All in all, nicely done. Could have taken a couple lessons in subtlty for full creep-out effect, but certainly could have been worse!"
ST. FRANCISVILLE "waste of my time" EXPERIMENT
danny | agoura, Ca | 07/04/2001
(1 out of 5 stars)
"Let me say first that All in all, i felt scared once, when the movie wouldnt eject out of my VCR, (thank god for quick thinking and a bat ).The only reason i rented this cheeeesy movie was because my friend hyped me up about it saying , " the scariest movie i have ever seen! Better than the blair witch!" now i saw the blair witch w/this particular friend and i must say it freaked me out, so to hear him say this about the movie got me thinkin. If it was possible to get the time i wasted back after watching this movie, i would. The actors who are supposedly "real people" are fake and boring. The 4 characters are 1 physcic named Madison, 1 history major Ryan (girl), 1 team leader chicken Paul and 1 goofy cameraman Tim. While watching the first 15 min you get a feeling of the Blair witch w/ many interviews w/ local people and directors and what not. The house if supposedly haunted by a women in the 1800's who mutilated many of her salves. She then escaped a mob and then supposedly hid in the st. francisville house where she did even more gruesome acts. It sounded like a pretty intersting plot i must say.
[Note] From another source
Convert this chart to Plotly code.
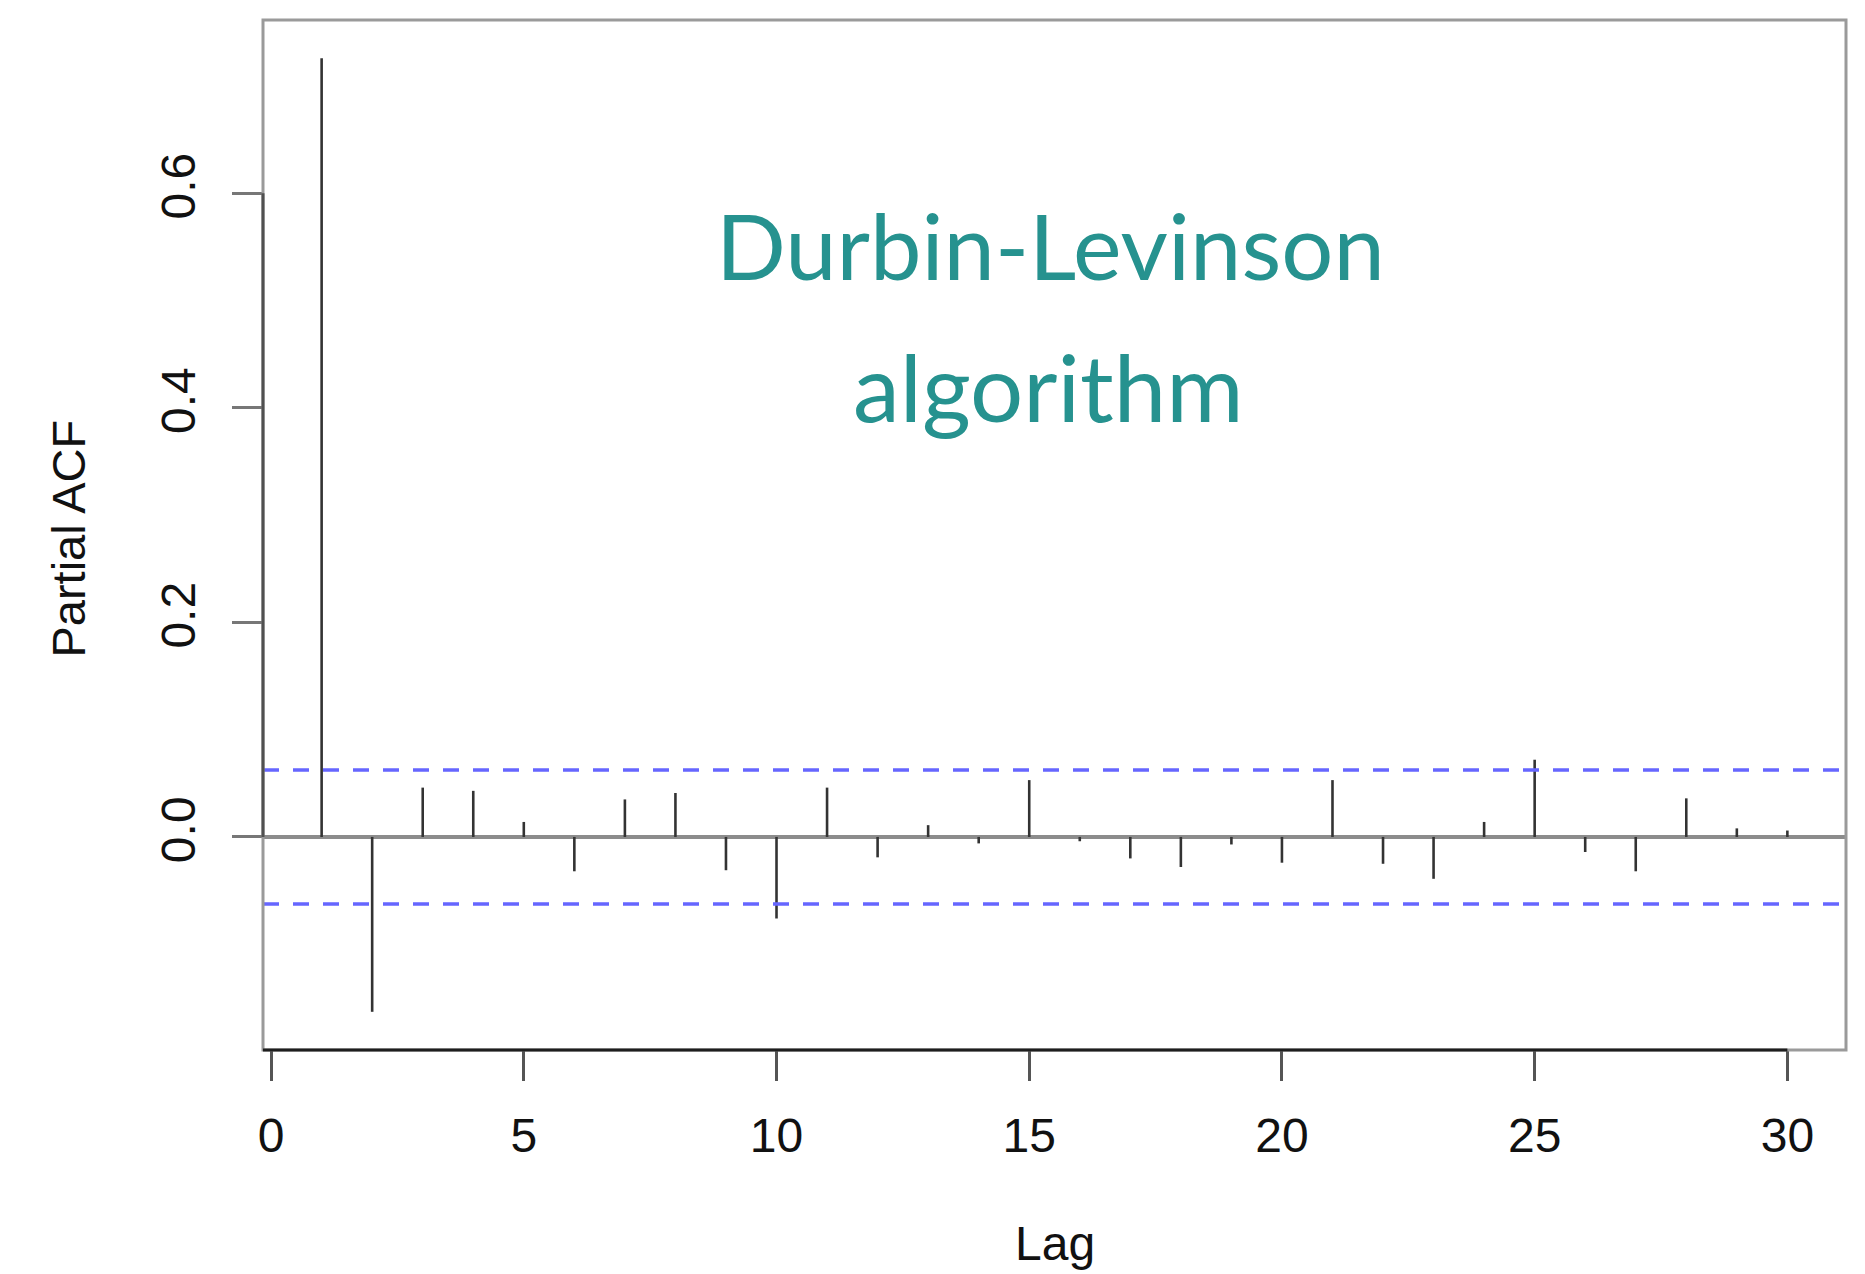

At the time the gang reaches the house you have about 55 minutes left. I couldnt understand what they could do for 55 min when the first 15 min felt like 1 hour. The group gets in, the only way out if the front door. the windows and the rest of the doors are locked tight. They make camp in the front living room. and start a HOUSE WARMING party. they pray to the house, " we come in peace, and are protected by the white light." If i ever hear a person say WHITE LIGHT again i might die. After this they go throught rooms where every closet has a sound, but only have cats jumpin out of them. FINALLY! in the last 10 minutes do they split up, go to different areas and start to get their butts whipped by a ghost."